Request
Extract the lines up to and including the one that contains "0.926, 0.945, 0.959, 0.970, 0.982, 0.996]", starting with the first line of the entries below, and omit the pictures.

Task inputs
<<<<
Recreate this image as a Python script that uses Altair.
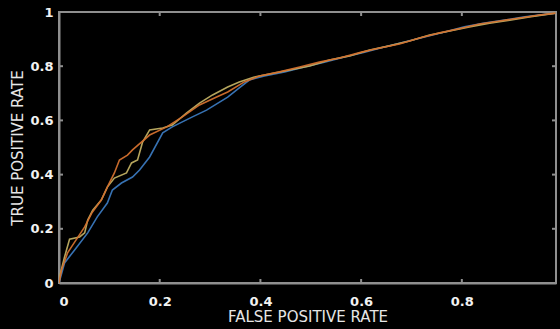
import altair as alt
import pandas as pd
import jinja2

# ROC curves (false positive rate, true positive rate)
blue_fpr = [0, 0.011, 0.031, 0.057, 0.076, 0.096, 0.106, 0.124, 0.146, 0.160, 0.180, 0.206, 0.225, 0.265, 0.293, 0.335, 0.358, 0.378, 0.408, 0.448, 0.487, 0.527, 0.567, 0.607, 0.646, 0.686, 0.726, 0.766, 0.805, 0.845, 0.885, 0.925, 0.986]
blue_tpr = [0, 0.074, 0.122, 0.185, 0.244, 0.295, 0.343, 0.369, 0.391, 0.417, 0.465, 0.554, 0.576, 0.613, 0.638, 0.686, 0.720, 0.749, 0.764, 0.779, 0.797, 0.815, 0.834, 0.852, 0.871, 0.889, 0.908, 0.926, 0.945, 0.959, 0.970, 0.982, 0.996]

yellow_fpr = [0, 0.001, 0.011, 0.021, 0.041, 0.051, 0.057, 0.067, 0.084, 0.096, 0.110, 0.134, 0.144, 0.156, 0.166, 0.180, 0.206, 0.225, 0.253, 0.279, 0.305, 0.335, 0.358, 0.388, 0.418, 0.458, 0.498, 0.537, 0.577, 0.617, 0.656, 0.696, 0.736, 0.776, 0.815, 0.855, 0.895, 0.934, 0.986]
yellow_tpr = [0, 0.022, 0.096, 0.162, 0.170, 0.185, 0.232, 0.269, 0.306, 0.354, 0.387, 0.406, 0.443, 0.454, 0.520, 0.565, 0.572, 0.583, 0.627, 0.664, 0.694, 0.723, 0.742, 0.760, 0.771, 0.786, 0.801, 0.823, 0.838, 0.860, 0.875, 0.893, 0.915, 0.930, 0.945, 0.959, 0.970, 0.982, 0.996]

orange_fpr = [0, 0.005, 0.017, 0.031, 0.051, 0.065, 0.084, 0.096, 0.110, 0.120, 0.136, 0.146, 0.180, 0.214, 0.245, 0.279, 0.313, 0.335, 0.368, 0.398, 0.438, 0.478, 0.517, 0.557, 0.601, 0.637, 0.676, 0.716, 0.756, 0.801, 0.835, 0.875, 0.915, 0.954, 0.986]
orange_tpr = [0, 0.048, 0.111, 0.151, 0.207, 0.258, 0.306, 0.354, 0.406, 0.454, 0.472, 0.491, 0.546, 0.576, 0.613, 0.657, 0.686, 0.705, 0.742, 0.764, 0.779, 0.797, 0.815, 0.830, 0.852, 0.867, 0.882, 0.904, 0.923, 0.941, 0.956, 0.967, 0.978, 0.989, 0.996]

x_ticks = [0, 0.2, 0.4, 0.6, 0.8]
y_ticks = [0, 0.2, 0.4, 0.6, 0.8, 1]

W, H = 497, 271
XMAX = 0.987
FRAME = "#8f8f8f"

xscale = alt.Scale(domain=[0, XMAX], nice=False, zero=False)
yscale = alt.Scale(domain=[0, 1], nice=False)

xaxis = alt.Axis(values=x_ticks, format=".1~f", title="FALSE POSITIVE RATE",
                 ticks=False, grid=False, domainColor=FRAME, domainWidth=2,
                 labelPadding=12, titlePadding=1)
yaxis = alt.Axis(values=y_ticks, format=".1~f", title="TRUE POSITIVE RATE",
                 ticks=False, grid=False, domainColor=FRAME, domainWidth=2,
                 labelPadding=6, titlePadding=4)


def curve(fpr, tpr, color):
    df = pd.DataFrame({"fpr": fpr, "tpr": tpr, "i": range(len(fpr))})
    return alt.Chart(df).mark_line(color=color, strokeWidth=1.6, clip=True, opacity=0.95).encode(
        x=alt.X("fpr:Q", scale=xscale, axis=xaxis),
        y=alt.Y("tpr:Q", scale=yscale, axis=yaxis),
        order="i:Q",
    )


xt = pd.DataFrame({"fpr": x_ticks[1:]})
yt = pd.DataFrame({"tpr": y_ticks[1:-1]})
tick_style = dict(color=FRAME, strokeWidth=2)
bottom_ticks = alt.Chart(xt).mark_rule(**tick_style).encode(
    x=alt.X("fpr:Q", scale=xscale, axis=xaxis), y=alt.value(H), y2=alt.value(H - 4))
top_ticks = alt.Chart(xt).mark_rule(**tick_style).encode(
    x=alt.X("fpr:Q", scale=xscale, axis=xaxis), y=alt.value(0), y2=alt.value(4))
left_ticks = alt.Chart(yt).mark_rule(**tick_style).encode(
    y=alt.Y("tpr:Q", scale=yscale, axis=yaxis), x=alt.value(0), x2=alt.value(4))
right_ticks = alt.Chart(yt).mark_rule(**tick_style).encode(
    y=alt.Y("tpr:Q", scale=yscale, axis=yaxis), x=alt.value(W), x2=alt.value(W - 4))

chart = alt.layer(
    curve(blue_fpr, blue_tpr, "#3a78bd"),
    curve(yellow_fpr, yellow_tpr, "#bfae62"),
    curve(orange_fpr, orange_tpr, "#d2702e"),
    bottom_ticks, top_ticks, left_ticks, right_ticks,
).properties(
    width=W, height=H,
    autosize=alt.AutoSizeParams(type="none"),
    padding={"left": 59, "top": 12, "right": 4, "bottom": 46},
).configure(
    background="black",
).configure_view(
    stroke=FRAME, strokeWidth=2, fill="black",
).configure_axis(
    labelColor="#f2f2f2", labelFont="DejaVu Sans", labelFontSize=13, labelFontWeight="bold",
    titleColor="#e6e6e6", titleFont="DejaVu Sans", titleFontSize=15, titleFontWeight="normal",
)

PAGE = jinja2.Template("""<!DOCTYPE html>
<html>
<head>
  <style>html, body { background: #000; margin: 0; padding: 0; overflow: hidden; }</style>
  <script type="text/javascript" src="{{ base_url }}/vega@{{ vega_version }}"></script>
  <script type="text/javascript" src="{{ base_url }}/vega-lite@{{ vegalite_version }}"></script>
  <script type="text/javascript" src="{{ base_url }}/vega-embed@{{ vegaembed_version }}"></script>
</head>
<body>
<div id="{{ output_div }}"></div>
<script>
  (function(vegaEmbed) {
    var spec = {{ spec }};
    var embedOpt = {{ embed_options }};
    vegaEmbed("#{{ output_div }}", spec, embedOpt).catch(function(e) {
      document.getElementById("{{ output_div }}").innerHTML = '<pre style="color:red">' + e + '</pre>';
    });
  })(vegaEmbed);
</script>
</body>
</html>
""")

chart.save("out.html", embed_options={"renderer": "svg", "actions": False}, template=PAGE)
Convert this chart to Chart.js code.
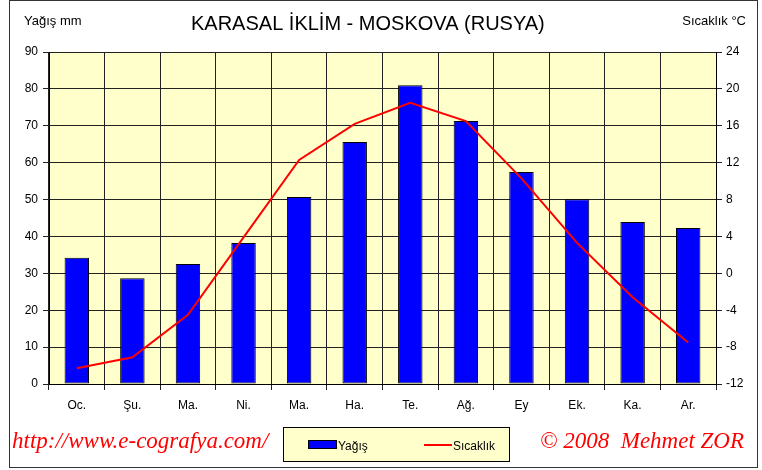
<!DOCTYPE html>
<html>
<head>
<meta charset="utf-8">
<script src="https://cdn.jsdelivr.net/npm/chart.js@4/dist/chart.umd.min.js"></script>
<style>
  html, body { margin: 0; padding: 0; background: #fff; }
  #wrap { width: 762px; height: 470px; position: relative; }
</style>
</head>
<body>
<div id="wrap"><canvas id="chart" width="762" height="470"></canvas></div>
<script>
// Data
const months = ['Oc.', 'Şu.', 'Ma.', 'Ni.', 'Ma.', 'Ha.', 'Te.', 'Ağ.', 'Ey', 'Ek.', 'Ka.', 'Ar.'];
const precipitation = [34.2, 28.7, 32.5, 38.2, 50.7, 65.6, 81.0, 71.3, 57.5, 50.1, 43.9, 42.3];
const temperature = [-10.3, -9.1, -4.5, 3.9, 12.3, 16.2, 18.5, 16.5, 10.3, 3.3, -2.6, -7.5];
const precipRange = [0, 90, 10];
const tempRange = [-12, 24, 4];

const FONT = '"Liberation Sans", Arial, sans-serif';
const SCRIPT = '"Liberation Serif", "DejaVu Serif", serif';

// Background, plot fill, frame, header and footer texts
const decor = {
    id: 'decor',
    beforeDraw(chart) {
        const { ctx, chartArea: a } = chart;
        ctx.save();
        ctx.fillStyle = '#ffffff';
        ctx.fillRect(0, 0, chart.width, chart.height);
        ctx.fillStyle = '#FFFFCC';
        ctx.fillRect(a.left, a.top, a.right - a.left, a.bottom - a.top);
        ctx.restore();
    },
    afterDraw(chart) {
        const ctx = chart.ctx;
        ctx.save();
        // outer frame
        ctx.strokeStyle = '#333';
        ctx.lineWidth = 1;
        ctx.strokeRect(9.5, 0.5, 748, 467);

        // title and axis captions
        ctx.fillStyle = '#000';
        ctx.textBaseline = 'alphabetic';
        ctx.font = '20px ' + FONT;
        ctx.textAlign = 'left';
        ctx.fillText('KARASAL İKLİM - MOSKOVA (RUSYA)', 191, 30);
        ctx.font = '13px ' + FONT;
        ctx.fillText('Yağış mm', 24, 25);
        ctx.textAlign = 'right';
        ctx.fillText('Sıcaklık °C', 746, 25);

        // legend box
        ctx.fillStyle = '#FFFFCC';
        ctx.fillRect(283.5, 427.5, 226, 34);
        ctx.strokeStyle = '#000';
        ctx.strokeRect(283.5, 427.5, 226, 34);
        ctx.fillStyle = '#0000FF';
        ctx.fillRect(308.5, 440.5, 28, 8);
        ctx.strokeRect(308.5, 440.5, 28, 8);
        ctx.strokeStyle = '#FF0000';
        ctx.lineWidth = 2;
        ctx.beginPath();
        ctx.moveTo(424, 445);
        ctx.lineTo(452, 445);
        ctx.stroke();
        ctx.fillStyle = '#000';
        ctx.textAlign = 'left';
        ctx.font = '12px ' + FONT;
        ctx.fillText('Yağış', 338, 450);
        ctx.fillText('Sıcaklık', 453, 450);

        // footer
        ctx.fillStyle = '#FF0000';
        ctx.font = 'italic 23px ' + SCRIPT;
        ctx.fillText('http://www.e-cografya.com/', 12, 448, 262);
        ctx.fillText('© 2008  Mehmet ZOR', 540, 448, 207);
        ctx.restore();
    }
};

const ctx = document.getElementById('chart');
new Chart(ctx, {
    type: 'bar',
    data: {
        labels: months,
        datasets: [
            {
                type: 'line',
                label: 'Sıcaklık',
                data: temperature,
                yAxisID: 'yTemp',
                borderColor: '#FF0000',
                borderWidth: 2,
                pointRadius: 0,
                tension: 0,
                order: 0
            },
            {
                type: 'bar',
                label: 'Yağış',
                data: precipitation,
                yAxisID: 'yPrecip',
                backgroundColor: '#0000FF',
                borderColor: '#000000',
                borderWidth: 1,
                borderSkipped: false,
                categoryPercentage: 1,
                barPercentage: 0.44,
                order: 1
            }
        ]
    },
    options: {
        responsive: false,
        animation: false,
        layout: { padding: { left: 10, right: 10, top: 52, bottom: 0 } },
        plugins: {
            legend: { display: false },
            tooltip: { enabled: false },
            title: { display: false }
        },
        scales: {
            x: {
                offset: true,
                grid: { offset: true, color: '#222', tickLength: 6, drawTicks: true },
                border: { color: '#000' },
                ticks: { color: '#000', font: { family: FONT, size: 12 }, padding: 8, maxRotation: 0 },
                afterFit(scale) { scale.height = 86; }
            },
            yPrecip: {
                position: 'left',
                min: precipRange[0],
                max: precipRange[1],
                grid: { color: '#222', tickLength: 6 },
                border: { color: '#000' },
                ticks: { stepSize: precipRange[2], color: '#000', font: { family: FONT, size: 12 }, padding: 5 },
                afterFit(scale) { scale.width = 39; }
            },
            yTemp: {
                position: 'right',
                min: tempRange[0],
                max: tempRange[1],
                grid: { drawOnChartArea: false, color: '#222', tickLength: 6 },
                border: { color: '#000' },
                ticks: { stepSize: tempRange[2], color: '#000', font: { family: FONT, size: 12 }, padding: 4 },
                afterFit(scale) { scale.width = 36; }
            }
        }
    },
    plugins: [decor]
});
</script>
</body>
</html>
>>>>
Reply
Recreate this image as a Python script that uses Altair.
import altair as alt
import pandas as pd
import jinja2

# ROC curves (false positive rate, true positive rate)
blue_fpr = [0, 0.011, 0.031, 0.057, 0.076, 0.096, 0.106, 0.124, 0.146, 0.160, 0.180, 0.206, 0.225, 0.265, 0.293, 0.335, 0.358, 0.378, 0.408, 0.448, 0.487, 0.527, 0.567, 0.607, 0.646, 0.686, 0.726, 0.766, 0.805, 0.845, 0.885, 0.925, 0.986]
blue_tpr = [0, 0.074, 0.122, 0.185, 0.244, 0.295, 0.343, 0.369, 0.391, 0.417, 0.465, 0.554, 0.576, 0.613, 0.638, 0.686, 0.720, 0.749, 0.764, 0.779, 0.797, 0.815, 0.834, 0.852, 0.871, 0.889, 0.908, 0.926, 0.945, 0.959, 0.970, 0.982, 0.996]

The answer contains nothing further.